A universal Platform system, with interoperable components that work across sectors, will allow manufacturers to expand their capability efficiently across building types to be able to service a much larger share of the overall construction market. In turn, creating consistent demand and sustainable pipelines in different sectors.

Interoperability will mean companies don’t have to work in isolation. With Platforms, the industry can work collectively, in a model of continual improvement, to accelerate the pace of change.

Our work on Platform systems has been published, for free, on our website. And, through The Construction Innovation Hub, we have launched an open call for Platform-based solutions to encourage anyone, from within or outside the construction industry, to get involved. This is part of the largest ever Government-backed R&D programme in our sector and closes at the end of this month (constructioninnovationhub.

By combining digital design tools with sophisticated DfMA, we can create a new, technology-led process with increasing benefits for all through complete interoperability.

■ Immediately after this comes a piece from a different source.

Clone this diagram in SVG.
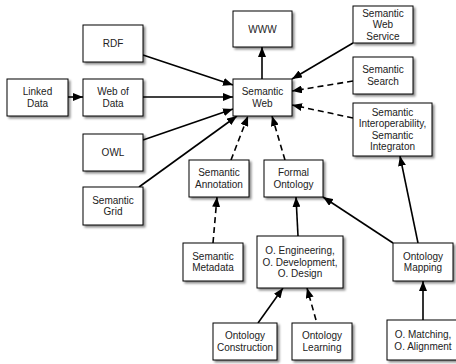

Open sourcing both the digital and physical solutions could mean the powerful network effect we have observed in numerous other sectors finally comes to construction.

The skills gap in our sector is well documented and worsening, and understandably Generation Z view a career in construction as bleak and unrewarding. However, a tech-led career in a fast-moving sector creating high performing assets, is a totally different prospect and one we must foster.

What is certain is that open sourcing technology will create a much more diverse workforce across all aspects of the built environment who will challenge and ultimately change the sector.

Although the 1956 judgement was a painful one for Bell Labs, the impact was lasting and positive. The question is, how much more powerful could the outcome for construction be if we voluntarily share solutions, starting now?

It could be the transformative moment we’ve all been waiting for.